Can I Use IRA Money to Pay Tuition?
Congress created individual retirement accounts (IRAs) as a way for people to save for retirement. IRAs have evolved, however, into more diverse investments thanks to laws that relax the tax penalty on certain types of early withdrawals, including those used to pay for qualified higher education expenses.
-
Function
-
An IRA provides key tax benefits, thus its attraction as a long-term investment. If you own a traditional IRA, the IRS allows you to deduct your contributions, up to an annual limit, from your taxable income. When you access traditional IRA money, the IRS taxes it as your regular income tax rate. As IRS Publication 590 illustrates, while Roth IRA contributions are not tax-deductible, the IRS does not tax your contributions when you withdraw them from a Roth.
General Process
-
In most cases, if you withdraw money from a traditional or Roth IRA prior to turning age 59 1/2, the IRS not only charges applicable taxes on the distribution, it also levies an additional 10 percent tax penalty. You must also have held a Roth IRA for a minimum of five tax years or else the IRS subjects your withdrawals, even after age 59 1/2, to the 10 percent tax. Paying for tuition as well as other associated higher education expenses with IRA money provides one exception to these general rules.
-
Features
-
As noted, you can use IRA funds, without incurring the 10 percent penalty, to pay for higher education costs, including tuition. If you use your traditional IRA to do this, the IRS still taxes the money you take out at your regular income tax rate. With a Roth, any original contributions you tap come out tax free. However, the IRS taxes accumulated earnings that you access. As Publication 590 explains, the IRS allows you to exhaust original Roth contributions before taking out your taxable earnings. The IRS also waives the Roth IRA five-year rule for early withdrawals used to cover higher education expenses.
Considerations
-
The IRS allows you to use IRA money to fund "qualified higher education expenses," according to Publication 590. These "qualified" costs include "tuition, fees, books, supplies and equipment required" for at least half-time attendance at colleges, universities, vocational schools and other post-secondary educational institutions that can take part in aid programs offered by the U.S. Department of Education.
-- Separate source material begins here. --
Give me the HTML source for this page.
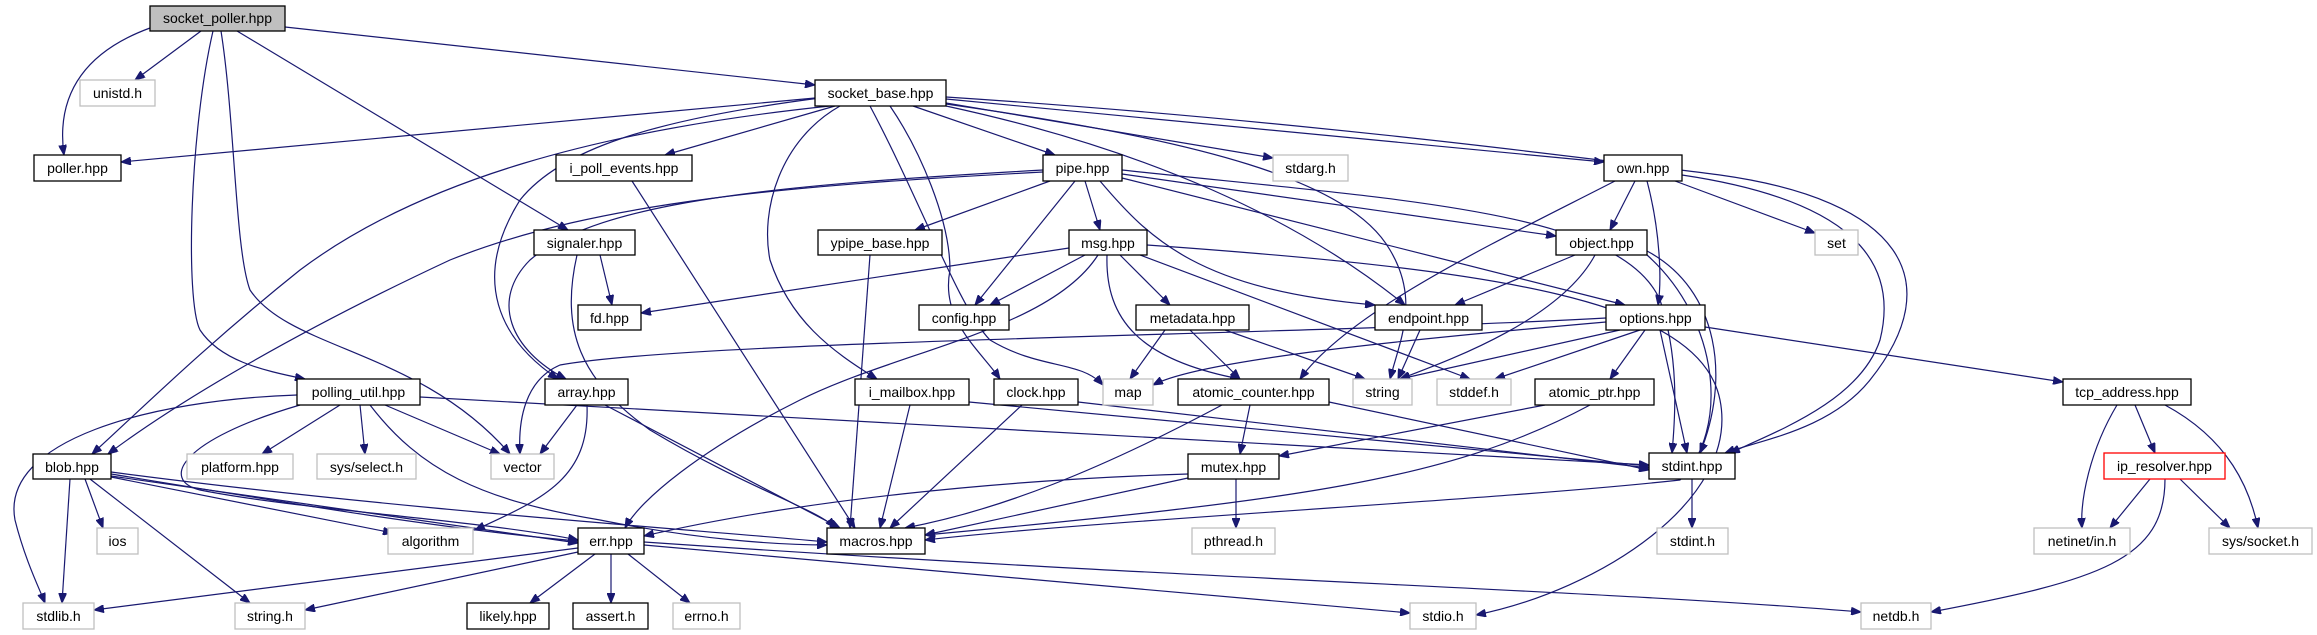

You can exercise this exception to the 10 percent tax penalty rule on early withdrawals to satisfy your own higher education expenses or those of your spouse, children or grandchildren.
Process
-
When you take a distribution from an IRA, your IRA custodian -- the firm that you opened your account with or transferred your account to -- sends you and the IRS a 1099-R form. This form details all withdrawals you took from IRAs during the tax year. If you indicate to your custodian that you are using the money to fund higher education expenses, it will make the proper notations on the 1099-R that show you are taking a qualified early distribution that is exempt from the 10 percent tax penalty. All you need to do is file your taxes, report the distributions and what you paid for college expenses and save your receipts in case the IRS has any questions down the road.